Durante anos, pelos menos até o advento do movimento militar de 64, que o baniu do noticiário, dom Hélder Câmara era o Adão preferencial. Dava palpite sobre tudo, desde concurso de misses e seleção nacional a problemas de trânsito, filosofia quântica e caça às baleias.
O Adão que atualmente nomeia as coisas é Gilmar Mendes, procurado sobre qualquer assunto, inclusive os de sua especialidade, pois se trata de um juiz na alta esfera do Supremo Tribunal.
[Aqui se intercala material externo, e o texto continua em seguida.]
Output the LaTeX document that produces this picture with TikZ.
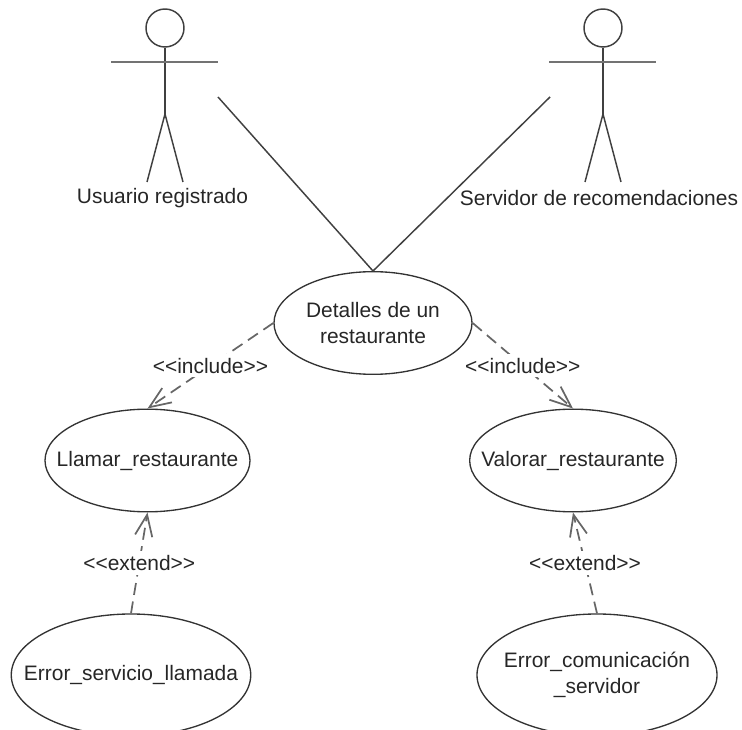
\documentclass[tikz,border=0pt]{standalone}
\usepackage{fontspec}
\setmainfont{Liberation Sans}
\usetikzlibrary{arrows.meta}
\usetikzlibrary{shapes.geometric}
\tikzset{texto/.style={font=\fontsize{15.7}{19.5}\selectfont,text=black!85}}
\tikzset{casouso/.style={draw=black!80,line width=1pt,ellipse,inner xsep=-25pt,inner ysep=0pt,align=center,texto}}
\tikzset{linea/.style={draw=black!75,line width=1.1pt}}
\tikzset{depende/.style={draw=black!60,line width=1.3pt,dash pattern=on 9pt off 5pt,-{Straight Barb[length=16pt,width=13pt]}}}
\tikzset{etiqueta/.style={fill=white,inner xsep=1pt,inner ysep=3pt,texto}}

\begin{document}
\begin{tikzpicture}[x=0.75pt,y=-0.75pt]
	\useasboundingbox (0,0) rectangle (742,730);
	\foreach \n/\x in {usuario/165,servidor/603}{
		\node[linea,draw,circle,minimum size=28.5pt,inner sep=0pt] (\n) at (\x,28) {};
		\coordinate (\n izq) at (\x-54,62);
		\coordinate (\n der) at (\x+53,62);
		\coordinate (\n cadera) at (\x,114);
		\coordinate (\n pieizq) at (\x-18,182);
		\coordinate (\n pieder) at (\x+18,182);
		\draw[linea] (\n) -- (\n cadera);
		\draw[linea,draw=black!55,line width=1.4pt] (\n izq) -- (\n der);
		\draw[linea] (\n pieizq) -- (\n cadera) -- (\n pieder);
	}
	\node[texto] (usuariotxt) at (162.5,198) {Usuario registrado};
	\node[texto] (servidortxt) at (599,198) {Servidor de recomendaciones};
	
	\node[casouso,minimum width=148.5pt,minimum height=77pt] (detalles) at (373,323) {Detalles de un\\restaurante};
	\node[casouso,minimum width=153.75pt,minimum height=77pt] (llamar) at (147.5,460.5) {Llamar\_restaurante};
	\node[casouso,minimum width=155pt,minimum height=77pt] (valorar) at (573,460.5) {Valorar\_restaurante};
	\node[casouso,minimum width=179.6pt,minimum height=91.5pt] (errorllamada) at (131,675) {Error\_servicio\_llamada};
	\node[casouso,minimum width=180pt,minimum height=91.5pt] (errorservidor) at (597,675) {Error\_comunicación\\\_servidor};
	
	\coordinate (usuariobrazo) at (218,97);
	\coordinate (servidorbrazo) at (550,97);
	\draw[linea] (usuariobrazo) -- (detalles.north);
	\draw[linea] (servidorbrazo) -- (detalles.north);
	
	\draw[depende] (detalles.west) -- node[etiqueta] {<{}<include>{}>} (llamar.north);
	\draw[depende] (detalles.east) -- node[etiqueta] {<{}<include>{}>} (valorar.north);
	\draw[depende] (errorllamada.north) -- node[etiqueta] {<{}<extend>{}>} (llamar.south);
	\draw[depende] (errorservidor.north) -- node[etiqueta] {<{}<extend>{}>} (valorar.south);
\end{tikzpicture}
\end{document}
Creio que não lhe faltem conhecimentos técnicos, embora lhe falte a conveniência de certas declarações que equivalem a um prejulgamento.
Como se sabe, um juiz, da primeira à última corte, só pode se manifestar nos autos de um processo. Se acaso tem algum comprometimento anterior com uma das partes, deve se declarar impedido naquela ação, uma vez que já formou e divulgou opinião antecipada sobre a matéria antes de ser instaurado o processo judicial.
Um juiz, de qualquer instância, pode ter e expressar opiniões sobre a previsão de chuvas, os destinos finais das novelas da TV, o legado cultural de John Lennon, o local onde estão enterrados os ossos de Dana de Teffé. São enigmas que dificilmente formarão matéria de direito.
O atual presidente do STF antecipa publicamente juízos sobre problemas que, mais cedo ou mais tarde, poderão entrar na pauta daquela corte de justiça. Nesses casos, pode ser acusado de suspeição.